* _Exercise details_
Reproduce nothing but the lines from the start of the material through the line that includes "(0,0) rectangle (807,432);", both ends included, and omit every picture.

--------------------------------------------------

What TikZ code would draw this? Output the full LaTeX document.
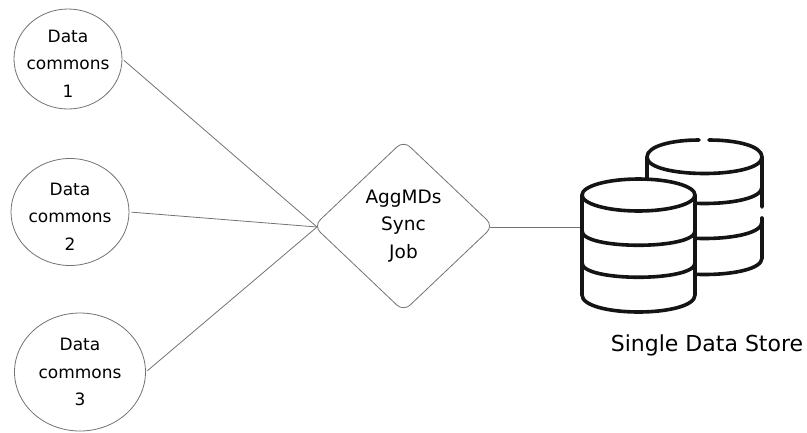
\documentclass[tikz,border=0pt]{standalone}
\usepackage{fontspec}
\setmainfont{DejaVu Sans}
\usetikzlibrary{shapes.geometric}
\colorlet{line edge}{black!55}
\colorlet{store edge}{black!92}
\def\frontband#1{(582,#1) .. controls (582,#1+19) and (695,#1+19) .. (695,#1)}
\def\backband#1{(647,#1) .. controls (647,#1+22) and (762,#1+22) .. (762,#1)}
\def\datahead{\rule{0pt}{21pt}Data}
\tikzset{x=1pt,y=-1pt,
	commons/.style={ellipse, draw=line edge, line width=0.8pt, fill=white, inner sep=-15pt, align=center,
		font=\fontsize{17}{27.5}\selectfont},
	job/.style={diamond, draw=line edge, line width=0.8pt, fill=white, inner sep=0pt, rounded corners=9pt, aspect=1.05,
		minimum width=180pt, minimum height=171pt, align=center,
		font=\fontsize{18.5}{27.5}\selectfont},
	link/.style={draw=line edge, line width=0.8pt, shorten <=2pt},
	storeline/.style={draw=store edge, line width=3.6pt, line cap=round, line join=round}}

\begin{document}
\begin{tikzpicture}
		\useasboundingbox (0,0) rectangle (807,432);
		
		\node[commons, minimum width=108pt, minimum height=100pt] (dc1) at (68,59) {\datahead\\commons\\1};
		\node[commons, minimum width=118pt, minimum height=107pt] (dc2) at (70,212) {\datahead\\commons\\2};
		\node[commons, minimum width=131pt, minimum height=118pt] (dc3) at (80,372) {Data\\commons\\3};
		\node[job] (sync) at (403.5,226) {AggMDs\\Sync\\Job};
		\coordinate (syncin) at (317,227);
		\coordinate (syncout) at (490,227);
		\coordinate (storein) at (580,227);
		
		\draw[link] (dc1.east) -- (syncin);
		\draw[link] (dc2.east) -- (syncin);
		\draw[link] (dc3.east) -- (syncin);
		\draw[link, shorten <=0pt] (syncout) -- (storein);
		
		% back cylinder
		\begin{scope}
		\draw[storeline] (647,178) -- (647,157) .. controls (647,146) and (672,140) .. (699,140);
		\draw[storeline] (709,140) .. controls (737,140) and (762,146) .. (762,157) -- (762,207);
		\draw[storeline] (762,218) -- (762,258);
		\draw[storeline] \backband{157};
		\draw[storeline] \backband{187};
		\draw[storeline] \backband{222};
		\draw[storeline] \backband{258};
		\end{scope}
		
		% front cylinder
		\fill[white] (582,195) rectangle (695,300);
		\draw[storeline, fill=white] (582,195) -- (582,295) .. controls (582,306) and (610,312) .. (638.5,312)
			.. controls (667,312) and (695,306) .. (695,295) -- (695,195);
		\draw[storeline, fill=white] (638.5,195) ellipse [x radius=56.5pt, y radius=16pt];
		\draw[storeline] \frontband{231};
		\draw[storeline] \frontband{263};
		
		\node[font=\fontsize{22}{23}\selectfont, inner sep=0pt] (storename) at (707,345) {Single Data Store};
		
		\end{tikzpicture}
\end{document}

--------------------------------------------------

* _Reply to the exercise_
What TikZ code would draw this? Output the full LaTeX document.
\documentclass[tikz,border=0pt]{standalone}
\usepackage{fontspec}
\setmainfont{DejaVu Sans}
\usetikzlibrary{shapes.geometric}
\colorlet{line edge}{black!55}
\colorlet{store edge}{black!92}
\def\frontband#1{(582,#1) .. controls (582,#1+19) and (695,#1+19) .. (695,#1)}
\def\backband#1{(647,#1) .. controls (647,#1+22) and (762,#1+22) .. (762,#1)}
\def\datahead{\rule{0pt}{21pt}Data}
\tikzset{x=1pt,y=-1pt,
	commons/.style={ellipse, draw=line edge, line width=0.8pt, fill=white, inner sep=-15pt, align=center,
		font=\fontsize{17}{27.5}\selectfont},
	job/.style={diamond, draw=line edge, line width=0.8pt, fill=white, inner sep=0pt, rounded corners=9pt, aspect=1.05,
		minimum width=180pt, minimum height=171pt, align=center,
		font=\fontsize{18.5}{27.5}\selectfont},
	link/.style={draw=line edge, line width=0.8pt, shorten <=2pt},
	storeline/.style={draw=store edge, line width=3.6pt, line cap=round, line join=round}}

\begin{document}
\begin{tikzpicture}
		\useasboundingbox (0,0) rectangle (807,432);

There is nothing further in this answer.